No seré yo quien les convenza de la inconstitucionalidad de la exigencia nacionalista, pues han sido muchos los expertos que ya se han pronunciado con claridad y cuasiunanimidad sobre el particular. Ahora bien, sí les diré que, a diferencia del indulto –que elimina el cumplimiento de la pena sobre la base de la existencia del delito–, la amnistía lo olvida y lo hace desaparecer, de manera que, si nos doblegamos frente a la reivindicación separatista, se borrarían de un plumazo todos los actos delictivos que se cometieron a lomos del 'procés'. Dicho en otras palabras, la medida de gracia solicitada no sólo contraviene lo dispuesto en la Carta Magna, sino que nos obliga a hacer un indigno ejercicio de amnesia colectiva para redimir, como si nada hubiese ocurrido, a quienes perpetraron un auténtico golpe de Estado.
Ceder a la amnistía, por tanto, daría carta de naturaleza a las tropelías del independentismo –atentando gravemente contra la igualdad entre españoles–, arrasaría con el principio de legalidad –deslegitimando la intachable intervención de los tribunales– y violentaría nuestro régimen político –desautorizando la impecable salvaguarda de los valores democráticos realizada por la Corona–.

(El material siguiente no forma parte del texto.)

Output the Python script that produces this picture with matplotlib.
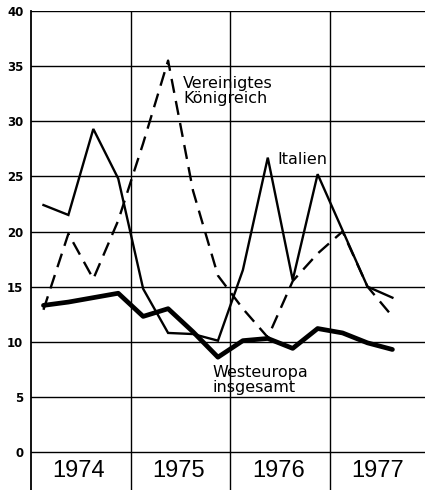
import matplotlib
matplotlib.use("Agg")
import matplotlib.pyplot as plt
import numpy as np

years = ["1974", "1975", "1976", "1977"]
y_ticks = [0, 5, 10, 15, 20, 25, 30, 35, 40]

# quarterly values, Q1 1974 .. Q3 1977
italien = [22.4, 21.5, 29.3, 24.8, 14.8, 10.8, 10.7, 10.1,
           16.5, 26.7, 15.6, 25.2, 20.1, 15.0, 14.0]
uk = [12.9, 19.8, 15.7, 21.0, 28.0, 35.5, 23.7, 16.0,
      13.0, 10.4, 15.5, 18.0, 20.0, 15.0, 12.3]
westeuropa = [13.3, 13.6, 14.0, 14.4, 12.3, 13.0, 10.9, 8.6,
              10.1, 10.3, 9.4, 11.2, 10.8, 9.9, 9.3]

W, H = 425, 490
fig = plt.figure(figsize=(W / 100, H / 100), dpi=100)
ax = fig.add_axes([31 / W, 0, 1 - 31 / W, 1 - 11 / H])

xq = (np.arange(len(italien)) + 0.5) / 4.0

ymin = (452 - 490) / 11.03
ax.set_ylim(ymin, 40)
ax.set_xlim(0, (425 - 31) / 99.7)

# grid
for t in y_ticks:
    ax.axhline(t, color="black", lw=1.0, zorder=1)
for i in range(1, len(years)):
    ax.axvline(i, color="black", lw=1.0, zorder=1)

ax.plot(xq, westeuropa, color="black", lw=3.4, solid_joinstyle="round",
        solid_capstyle="round", zorder=3)
ax.plot(xq, italien, color="black", lw=1.7, solid_joinstyle="miter", zorder=3)
ax.plot(xq, uk, color="black", lw=1.7, dashes=(6, 3.5), zorder=3)

for s in ["top", "right", "bottom"]:
    ax.spines[s].set_visible(False)
ax.spines["left"].set_linewidth(1.3)

ax.set_yticks(y_ticks)
ax.set_yticklabels([str(t) for t in y_ticks], fontsize=8.5, fontweight="bold",
                   family=["DejaVu Sans"])
ax.tick_params(axis="y", length=0, pad=5.5)
ax.set_xticks([])

yfont = ["Liberation Sans", "DejaVu Sans"]
for i, yr in enumerate(years):
    ax.text(i + 0.48, -1.75, yr, ha="center", va="center", fontsize=17,
            family=yfont)

lab_font = ["DejaVu Sans"]
ax.text(1.525, 32.7, "Vereinigtes\nKönigreich", ha="left", va="center",
        fontsize=11.5, family=lab_font, linespacing=1.0)
ax.text(2.47, 26.5, "Italien", ha="left", va="center", fontsize=11.5,
        family=lab_font)
ax.text(1.825, 6.5, "Westeuropa\ninsgesamt", ha="left", va="center",
        fontsize=11.5, family=lab_font, linespacing=1.0)

fig.savefig("out.png", dpi=100)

Sr. Sánchez, recuerde que nuestro país se articula como un Estado social y democrático de derecho en el que todos, absolutamente todos –incluidos los separatistas sediciosos y malversadores– estamos sujetos al imperio de la ley. Si sus afanes de poder le llevan a traicionar un principio tan básico para nuestro modelo de convivencia, su felonía para seguir pernoctando en La Moncloa será de tal calibre que convertirá a Fernando VII en un mero aprendiz.
Escuche a la inmensa mayoría de sus compatriotas y no claudique frente a requerimientos imposibles de cumplir. Si lo hace, si pone la España constitucional en almoneda para poder seguir gobernando, su deslealtad con quienes le confiaron su destino lo perseguirá toda la vida.
Y por cierto, ahora que se apresta a negociar su investidura con cismáticos irredentos, le recuerdo que los nacionalismos identitarios son xenófobos y supremacistas. No creen en la igualdad de los ciudadanos sino en la superioridad de unos sobre otros por el mero hecho de haber nacido en un territorio determinado. A partir de ahí, construyen toda una distopía que ha devastado pueblos, ha provocado graves conflictos y ha hecho añicos la pacífica convivencia entre iguales.
No lo olvide nunca, por la cuenta que nos trae.